Given data:

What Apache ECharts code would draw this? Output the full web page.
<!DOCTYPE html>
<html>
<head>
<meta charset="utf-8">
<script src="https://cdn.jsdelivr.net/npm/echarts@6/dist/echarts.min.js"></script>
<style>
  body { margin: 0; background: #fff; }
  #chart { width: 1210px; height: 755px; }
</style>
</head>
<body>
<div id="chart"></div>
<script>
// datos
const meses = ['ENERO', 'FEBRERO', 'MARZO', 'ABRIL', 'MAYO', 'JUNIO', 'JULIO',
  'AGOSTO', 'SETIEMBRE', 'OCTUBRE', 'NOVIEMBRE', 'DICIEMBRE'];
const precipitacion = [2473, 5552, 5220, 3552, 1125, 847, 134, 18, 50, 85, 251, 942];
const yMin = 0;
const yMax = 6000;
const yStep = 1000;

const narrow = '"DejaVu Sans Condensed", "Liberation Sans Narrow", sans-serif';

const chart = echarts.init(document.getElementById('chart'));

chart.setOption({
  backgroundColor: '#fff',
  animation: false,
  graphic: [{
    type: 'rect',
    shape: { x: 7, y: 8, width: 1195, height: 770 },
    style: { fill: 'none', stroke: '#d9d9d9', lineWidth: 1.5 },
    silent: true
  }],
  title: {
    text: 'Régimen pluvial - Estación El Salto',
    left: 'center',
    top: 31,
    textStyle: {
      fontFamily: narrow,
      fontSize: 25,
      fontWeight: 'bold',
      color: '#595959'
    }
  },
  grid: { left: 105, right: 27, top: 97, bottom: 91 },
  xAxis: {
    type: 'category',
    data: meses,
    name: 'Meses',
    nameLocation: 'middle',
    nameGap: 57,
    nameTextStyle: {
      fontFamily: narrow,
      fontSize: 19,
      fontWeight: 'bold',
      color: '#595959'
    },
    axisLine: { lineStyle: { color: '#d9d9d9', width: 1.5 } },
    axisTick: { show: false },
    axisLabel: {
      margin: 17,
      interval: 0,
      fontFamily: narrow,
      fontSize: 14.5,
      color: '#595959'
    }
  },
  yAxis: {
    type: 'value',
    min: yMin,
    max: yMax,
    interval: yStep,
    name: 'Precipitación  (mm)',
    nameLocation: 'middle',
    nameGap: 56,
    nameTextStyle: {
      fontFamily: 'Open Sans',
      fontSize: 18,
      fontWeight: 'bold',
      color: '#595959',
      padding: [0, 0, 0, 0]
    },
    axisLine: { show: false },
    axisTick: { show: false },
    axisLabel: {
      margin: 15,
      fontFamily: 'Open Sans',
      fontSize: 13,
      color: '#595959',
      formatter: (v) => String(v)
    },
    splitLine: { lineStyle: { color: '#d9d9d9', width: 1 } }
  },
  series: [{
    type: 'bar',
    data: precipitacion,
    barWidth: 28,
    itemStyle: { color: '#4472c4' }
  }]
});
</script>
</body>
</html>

Stated exercise: Each line of the listing should be copied exactly.

Correct response:
What Apache ECharts code would draw this? Output the full web page.
<!DOCTYPE html>
<html>
<head>
<meta charset="utf-8">
<script src="https://cdn.jsdelivr.net/npm/echarts@6/dist/echarts.min.js"></script>
<style>
  body { margin: 0; background: #fff; }
  #chart { width: 1210px; height: 755px; }
</style>
</head>
<body>
<div id="chart"></div>
<script>
// datos
const meses = ['ENERO', 'FEBRERO', 'MARZO', 'ABRIL', 'MAYO', 'JUNIO', 'JULIO',
  'AGOSTO', 'SETIEMBRE', 'OCTUBRE', 'NOVIEMBRE', 'DICIEMBRE'];
const precipitacion = [2473, 5552, 5220, 3552, 1125, 847, 134, 18, 50, 85, 251, 942];
const yMin = 0;
const yMax = 6000;
const yStep = 1000;

const narrow = '"DejaVu Sans Condensed", "Liberation Sans Narrow", sans-serif';

const chart = echarts.init(document.getElementById('chart'));

chart.setOption({
  backgroundColor: '#fff',
  animation: false,
  graphic: [{
    type: 'rect',
    shape: { x: 7, y: 8, width: 1195, height: 770 },
    style: { fill: 'none', stroke: '#d9d9d9', lineWidth: 1.5 },
    silent: true
  }],
  title: {
    text: 'Régimen pluvial - Estación El Salto',
    left: 'center',
    top: 31,
    textStyle: {
      fontFamily: narrow,
      fontSize: 25,
      fontWeight: 'bold',
      color: '#595959'
    }
  },
  grid: { left: 105, right: 27, top: 97, bottom: 91 },
  xAxis: {
    type: 'category',
    data: meses,
    name: 'Meses',
    nameLocation: 'middle',
    nameGap: 57,
    nameTextStyle: {
      fontFamily: narrow,
      fontSize: 19,
      fontWeight: 'bold',
      color: '#595959'
    },
    axisLine: { lineStyle: { color: '#d9d9d9', width: 1.5 } },
    axisTick: { show: false },
    axisLabel: {
      margin: 17,
      interval: 0,
      fontFamily: narrow,
      fontSize: 14.5,
      color: '#595959'
    }
  },
  yAxis: {
    type: 'value',
    min: yMin,
    max: yMax,
    interval: yStep,
    name: 'Precipitación  (mm)',
    nameLocation: 'middle',
    nameGap: 56,
    nameTextStyle: {
      fontFamily: 'Open Sans',
      fontSize: 18,
      fontWeight: 'bold',
      color: '#595959',
      padding: [0, 0, 0, 0]
    },
    axisLine: { show: false },
    axisTick: { show: false },
    axisLabel: {
      margin: 15,
      fontFamily: 'Open Sans',
      fontSize: 13,
      color: '#595959',
      formatter: (v) => String(v)
    },
    splitLine: { lineStyle: { color: '#d9d9d9', width: 1 } }
  },
  series: [{
    type: 'bar',
    data: precipitacion,
    barWidth: 28,
    itemStyle: { color: '#4472c4' }
  }]
});
</script>
</body>
</html>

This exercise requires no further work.